Session 1b: Space Engineering

Computer Security as an Engineering Practice - A System Engineering Discussion

Robert Beswick

Jet Propulsion Laboratory, California Institute of Technology (USA)

Date: September 29, 12:45 - 13:15
Room: Sala 3M

Design principles gathered from over 20 years of experience in research, implementing and protecting mission critical flight systems used by the Navigation and Mission Design Section at the Jet Propulsion Laboratory are reviewed. The work of spacecraft navigation involves rigorous requirements for accuracy and completeness, often carried out under uncompromising critical time pressures. Robust and fault tolerant design for the ground data system is crucial for the numerous space missions we support, from the Mars rover Curiosity to Cassini in orbit around Saturn. We begin by examining the design principles learned from fault tolerant design efforts to protect against random failure, and consider computer security engineering as a derivative effort to protect against intelligent actors promoting malicious failure.
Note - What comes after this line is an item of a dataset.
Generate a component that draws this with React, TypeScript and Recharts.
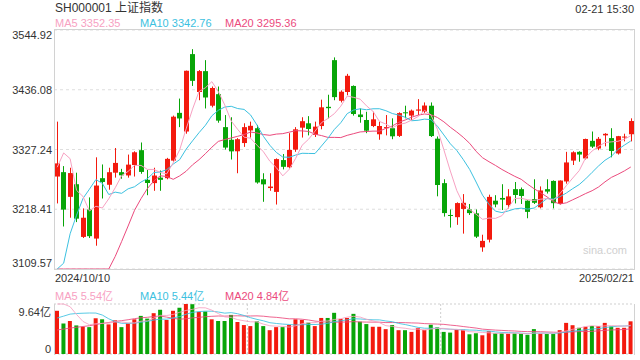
import React from "react";
import { ComposedChart, Bar, Line, XAxis, YAxis, CartesianGrid, Cell } from "recharts";

// trading days 2024/10/10 - 2025/02/21
const dates = [
  "2024/10/10", "2024/10/11", "2024/10/14", "2024/10/15", "2024/10/16", "2024/10/17", "2024/10/18",
  "2024/10/21", "2024/10/22", "2024/10/23", "2024/10/24", "2024/10/25", "2024/10/28", "2024/10/29",
  "2024/10/30", "2024/10/31", "2024/11/01", "2024/11/04", "2024/11/05", "2024/11/06", "2024/11/07",
  "2024/11/08", "2024/11/11", "2024/11/12", "2024/11/13", "2024/11/14", "2024/11/15", "2024/11/18",
  "2024/11/19", "2024/11/20", "2024/11/21", "2024/11/22", "2024/11/25", "2024/11/26", "2024/11/27",
  "2024/11/28", "2024/11/29", "2024/12/02", "2024/12/03", "2024/12/04", "2024/12/05", "2024/12/06",
  "2024/12/09", "2024/12/10", "2024/12/11", "2024/12/12", "2024/12/13", "2024/12/16", "2024/12/17",
  "2024/12/18", "2024/12/19", "2024/12/20", "2024/12/23", "2024/12/24", "2024/12/25", "2024/12/26",
  "2024/12/27", "2024/12/30", "2024/12/31", "2025/01/02", "2025/01/03", "2025/01/06", "2025/01/07",
  "2025/01/08", "2025/01/09", "2025/01/10", "2025/01/13", "2025/01/14", "2025/01/15", "2025/01/16",
  "2025/01/17", "2025/01/20", "2025/01/21", "2025/01/22", "2025/01/23", "2025/01/24", "2025/01/27",
  "2025/02/05", "2025/02/06", "2025/02/07", "2025/02/10", "2025/02/11", "2025/02/12", "2025/02/13",
  "2025/02/14", "2025/02/17", "2025/02/18", "2025/02/19", "2025/02/20", "2025/02/21",
];

const opens = [
  3278, 3286, 3241, 3264, 3168, 3218, 3165, 3275, 3263, 3285, 3286, 3280, 3299, 3326, 3272, 3266,
  3276, 3275, 3307, 3394, 3360, 3501, 3432, 3470, 3407, 3428, 3368, 3345, 3324, 3339, 3362, 3366,
  3273, 3257, 3250, 3308, 3295, 3327, 3367, 3375, 3354, 3370, 3405, 3490, 3416, 3432, 3443, 3391,
  3381, 3370, 3355, 3366, 3366, 3352, 3395, 3389, 3398, 3396, 3407, 3347, 3266, 3208, 3204, 3219,
  3218, 3211, 3149, 3163, 3234, 3239, 3226, 3255, 3255, 3234, 3237, 3222, 3255, 3270, 3228, 3269,
  3307, 3323, 3311, 3343, 3329, 3353, 3348, 3320, 3349, 3355,
];

const highs = [
  3378, 3297, 3294, 3285, 3220, 3240, 3313, 3300, 3294, 3330, 3292, 3318, 3324, 3340, 3290, 3294,
  3289, 3312, 3389, 3420, 3471, 3510, 3472, 3490, 3442, 3442, 3390, 3386, 3348, 3375, 3378, 3372,
  3284, 3284, 3311, 3319, 3357, 3368, 3386, 3388, 3378, 3418, 3427, 3495, 3435, 3465, 3444, 3402,
  3396, 3396, 3378, 3390, 3384, 3395, 3407, 3400, 3419, 3413, 3413, 3351, 3273, 3218, 3231, 3246,
  3228, 3218, 3172, 3245, 3244, 3264, 3255, 3268, 3258, 3235, 3273, 3260, 3273, 3271, 3271, 3323,
  3324, 3324, 3347, 3360, 3350, 3357, 3366, 3352, 3356, 3384,
];

const lows = [
  3229, 3187, 3203, 3195, 3166, 3166, 3152, 3238, 3254, 3276, 3274, 3276, 3278, 3283, 3244, 3252,
  3252, 3273, 3305, 3368, 3356, 3443, 3417, 3402, 3404, 3376, 3327, 3309, 3284, 3332, 3349, 3265,
  3232, 3252, 3227, 3291, 3293, 3323, 3349, 3353, 3350, 3364, 3384, 3417, 3413, 3426, 3389, 3376,
  3357, 3368, 3345, 3353, 3346, 3350, 3384, 3381, 3390, 3394, 3350, 3242, 3205, 3185, 3190, 3174,
  3208, 3166, 3141, 3158, 3222, 3217, 3220, 3229, 3228, 3202, 3228, 3220, 3247, 3220, 3227, 3265,
  3299, 3305, 3309, 3330, 3326, 3333, 3313, 3318, 3342, 3342,
];

const closes = [
  3301.93, 3217.74, 3284.32, 3201.29, 3202.95, 3169.38, 3261.56, 3268.11, 3285.87, 3302.8,
  3280.26, 3299.7, 3322.2, 3286.41, 3266.24, 3279.82, 3272.01, 3310.21, 3386.99, 3383.81,
  3470.66, 3452.3, 3470.07, 3421.97, 3439.28, 3379.84, 3330.73, 3323.85, 3346.01, 3367.99,
  3370.4, 3267.19, 3263.76, 3259.76, 3309.78, 3295.7, 3326.46, 3363.98, 3378.81, 3364.65,
  3368.86, 3404.08, 3402.53, 3422.66, 3432.49, 3461.5, 3391.88, 3386.33, 3361.49, 3382.21,
  3370.03, 3368.07, 3351.26, 3393.53, 3393.35, 3398.08, 3400.14, 3407.33, 3351.76, 3262.56,
  3211.43, 3206.92, 3229.64, 3230.17, 3211.39, 3168.52, 3160.76, 3240.94, 3227.12, 3236.03,
  3241.82, 3244.38, 3242.62, 3213.62, 3230.16, 3252.63, 3250.6, 3229.49, 3270.66, 3303.67,
  3322.17, 3318.06, 3346.39, 3332.48, 3346.72, 3355.83, 3324.49, 3351.54, 3350.78, 3379.11,
];

// volume, 亿
const volumes = [
  8.33, 5.9, 6.36, 5.51, 5.25, 5.18, 6.89, 6.69, 5.71, 6.49, 5.18, 5.9, 6.69, 7.35, 6.82, 7.87,
  8.53, 6.56, 8.33, 8.92, 9.64, 9.6, 8.13, 8.2, 6.69, 6.36, 6.36, 7.54, 6.17, 5.58, 5.38, 6.3,
  5.38, 4.59, 5.18, 5.18, 5.58, 6.69, 6.56, 6.04, 5.38, 6.95, 6.95, 7.94, 6.76, 6.95, 7.74, 6.23,
  5.77, 5.25, 5.25, 4.79, 5.58, 4.59, 4.59, 4.26, 4.99, 4.66, 5.64, 5.12, 4.26, 4.13, 4.66, 4.66,
  3.8, 4.0, 3.61, 4.4, 4.0, 4.0, 3.9, 3.95, 3.9, 3.7, 4.8, 3.9, 3.85, 3.85, 4.6, 6.0,
  5.55, 5.05, 5.25, 5.4, 5.4, 6.0, 5.31, 5.05, 5.05, 6.3,
];

// the 19 sessions before the first day, needed for the moving averages
const priorCloses = [
  2784.28, 2788.31, 2765.81, 2736.49, 2744.19, 2721.8, 2717.12, 2704.09, 2717.28, 2736.02,
  2736.81, 2748.92, 2863.13, 2896.31, 3000.95, 3087.53, 3336.5, 3489.78, 3258.86,
];
const priorVolumes = [
  2.4, 2.5, 2.4, 2.3, 2.2, 2.3, 2.3, 2.2, 2.3, 2.3, 2.3, 2.5, 4.3, 4.7, 4.8, 7.0, 10.5, 13.0, 12.0,
];

const priceTicks = [3109.57, 3218.41, 3327.24, 3436.08, 3544.92];
const updateTime = "02-21 15:30";

const RED = "#f31a0e";
const GREEN = "#08a508";
const C_MA5 = "#f7a1c2";
const C_MA10 = "#3cc1e0";
const C_MA20 = "#eb4a7d";
const TEXT = "#333";
const FONT = "'Liberation Sans', Arial, 'Noto Sans CJK SC', sans-serif";

const W = 640;
const AXIS_W = 54;

function movingAvg(series: number[], prior: number[], n: number) {
  const all = [...prior, ...series];
  return series.map((_, i) => {
    const end = prior.length + i + 1;
    let s = 0;
    for (let k = end - n; k < end; k++) s += all[k];
    return s / n;
  });
}

const P_MIN = priceTicks[0];
const P_MAX = priceTicks[priceTicks.length - 1];
const V_MAX = Math.max(...volumes);

const ma5 = movingAvg(closes, priorCloses, 5);
const ma10 = movingAvg(closes, priorCloses, 10);
const ma20 = movingAvg(closes, priorCloses, 20);
const vma5 = movingAvg(volumes, priorVolumes, 5);
const vma10 = movingAvg(volumes, priorVolumes, 10);
const vma20 = movingAvg(volumes, priorVolumes, 20);

const clampP = (v: number) => Math.min(P_MAX, Math.max(P_MIN, v));
const clampV = (v: number) => Math.min(V_MAX, Math.max(0, v));

const rows = dates.map((date, i) => ({
  date,
  open: opens[i],
  high: highs[i],
  low: lows[i],
  close: closes[i],
  vol: volumes[i],
  up: closes[i] >= opens[i],
  ma5: clampP(ma5[i]),
  ma10: clampP(ma10[i]),
  ma20: clampP(ma20[i]),
  vma5: clampV(vma5[i]),
  vma10: clampV(vma10[i]),
  vma20: clampV(vma20[i]),
}));

const last = rows.length - 1;

const Candle = (props: any) => {
  const { x, y, width, height, payload } = props;
  if (x == null || !payload) return null;
  const { open, close, high, low } = payload;
  const color = close >= open ? RED : GREEN;
  const top = Math.min(y, y + height);
  const bottom = Math.max(y, y + height);
  const k = (bottom - top) / (high - low || 1);
  const py = (v: number) => top + (high - v) * k;
  const cx = Math.floor(x + width / 2) + 0.5;
  const bTop = py(Math.max(open, close));
  const bH = Math.max(1, py(Math.min(open, close)) - bTop);
  return (
    <g>
      <line x1={cx} x2={cx} y1={top} y2={bottom} stroke={color} strokeWidth={1} />
      <rect x={cx - 2.5} y={bTop} width={5} height={bH} fill={color} />
    </g>
  );
};

const PriceTick = (p: any) => {
  const v = p.payload.value;
  const dy = v === P_MAX ? 5 : v === P_MIN ? -6 : 0;
  return (
    <text x={AXIS_W - 2} y={p.y + dy} textAnchor="end" dominantBaseline="central"
      fontSize={11} fill={TEXT} fontFamily={FONT}>
      {v.toFixed(2)}
    </text>
  );
};

const VolTick = (p: any) => {
  const v = p.payload.value;
  const dy = v === 0 ? -5 : 8;
  return (
    <text x={AXIS_W - 3} y={p.y + dy} textAnchor="end" dominantBaseline="central"
      fontSize={11} fill={TEXT} fontFamily={FONT}>
      {v === 0 ? "0" : `${v.toFixed(2)}亿`}
    </text>
  );
};

const legendRow = (top: number, items: { label: string; color: string }[]) => (
  <div style={{ position: "absolute", top, left: 0, width: W, height: 14 }}>
    {items.map((it, i) => (
      <span key={i} style={{
        position: "absolute", left: [55, 140, 225][i], top: 0, fontSize: 11,
        lineHeight: "14px", color: it.color, whiteSpace: "nowrap",
      }}>{it.label}</span>
    ))}
  </div>
);

export default function App() {
  const plotW = W - AXIS_W - 6;
  return (
    <div style={{
      position: "absolute", left: 0, top: 0, width: W, height: 360, background: "#fff",
      fontFamily: FONT, overflow: "hidden",
    }}>
      <div style={{ position: "absolute", left: 55, top: 1, fontSize: 12, lineHeight: "15px", color: TEXT }}>
        SH000001 上证指数
      </div>
      <div style={{ position: "absolute", right: 6, top: 2, fontSize: 11, lineHeight: "14px", color: TEXT }}>
        {updateTime}
      </div>
      {legendRow(16, [
        { label: `MA5 ${ma5[last].toFixed(2)}`, color: C_MA5 },
        { label: `MA10 ${ma10[last].toFixed(2)}`, color: C_MA10 },
        { label: `MA20 ${ma20[last].toFixed(2)}`, color: C_MA20 },
      ])}

      {/* price panel */}
      <div style={{ position: "absolute", left: 0, top: 0 }}>
        <ComposedChart width={W} height={270} data={rows} margin={{ top: 30, right: 6, bottom: 1, left: 0 }}>
          <CartesianGrid vertical={false} stroke="#dedede" strokeDasharray="3 3" />
          <XAxis dataKey="date" hide />
          <YAxis domain={[P_MIN, P_MAX]} ticks={priceTicks} allowDataOverflow interval={0}
            width={AXIS_W} axisLine={false} tickLine={false} tick={PriceTick} />
          <Bar dataKey={(d: any) => [d.low, d.high]} barSize={5} shape={Candle} isAnimationActive={false} />
          <Line dataKey="ma20" stroke={C_MA20} strokeWidth={1} dot={false} isAnimationActive={false} />
          <Line dataKey="ma10" stroke={C_MA10} strokeWidth={1} dot={false} isAnimationActive={false} />
          <Line dataKey="ma5" stroke={C_MA5} strokeWidth={1} dot={false} isAnimationActive={false} />
        </ComposedChart>
      </div>
      <div style={{
        position: "absolute", left: AXIS_W, top: 29, width: plotW + 1, height: 241,
        border: "1px solid #d2d2d2", boxSizing: "border-box", pointerEvents: "none",
      }} />
      <div style={{ position: "absolute", left: 583, top: 243, fontSize: 11, lineHeight: "14px", color: "#d0d0d0" }}>
        sina.com
      </div>
      <div style={{ position: "absolute", left: 55, top: 271, fontSize: 11, lineHeight: "14px", color: TEXT }}>
        {dates[0]}
      </div>
      <div style={{ position: "absolute", right: 6, top: 271, fontSize: 11, lineHeight: "14px", color: TEXT }}>
        {dates[last]}
      </div>

      {/* volume panel */}
      {legendRow(289, [
        { label: `MA5 ${vma5[last].toFixed(2)}亿`, color: C_MA5 },
        { label: `MA10 ${vma10[last].toFixed(2)}亿`, color: C_MA10 },
        { label: `MA20 ${vma20[last].toFixed(2)}亿`, color: C_MA20 },
      ])}
      <div style={{ position: "absolute", left: 0, top: 280 }}>
        <ComposedChart width={W} height={80} data={rows} margin={{ top: 24, right: 6, bottom: 6, left: 0 }}>
          <CartesianGrid stroke="#cfcfcf" strokeDasharray="2 2"
            verticalPoints={[AXIS_W + plotW / 3, AXIS_W + (2 * plotW) / 3]} />
          <XAxis dataKey="date" hide />
          <YAxis domain={[0, V_MAX]} ticks={[0, V_MAX]} interval={0} width={AXIS_W}
            axisLine={false} tickLine={false} tick={VolTick} />
          <Bar dataKey="vol" barSize={4} isAnimationActive={false}>
            {rows.map((r, i) => (
              <Cell key={i} fill={r.up ? RED : GREEN} />
            ))}
          </Bar>
          <Line dataKey="vma20" stroke={C_MA20} strokeOpacity={0.85} strokeWidth={1} dot={false} isAnimationActive={false} />
          <Line dataKey="vma10" stroke={C_MA10} strokeOpacity={0.85} strokeWidth={1} dot={false} isAnimationActive={false} />
          <Line dataKey="vma5" stroke={C_MA5} strokeOpacity={0.85} strokeWidth={1} dot={false} isAnimationActive={false} />
        </ComposedChart>
      </div>
      <div style={{
        position: "absolute", left: AXIS_W, top: 304, width: plotW + 1, height: 51,
        borderLeft: "1px solid #d2d2d2", borderRight: "1px solid #d2d2d2",
        boxSizing: "border-box", pointerEvents: "none",
      }} />
    </div>
  );
}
Examples for best practices of reliable system design from computer and aviation industry are considered and security fault tolerance principles are derived from this effort. Computer security design approaches are reviewed, both as abstract principles (starting from cornerstones in Confidentiality, Integrity, and Availability) and from implementation. Strategic design principles such as defense in depth, least privilege, and vulnerability removal are used in this design. We evaluate system design from external access data flows, through internal host security mechanisms, and finally to user access controls. A complementary intersection – the balance between the protection of the system and promoting its ease of use by engineers (making their experience as user friendly and efficient as possible) is evaluated. Finally, we consider future refinements to secure system architecture.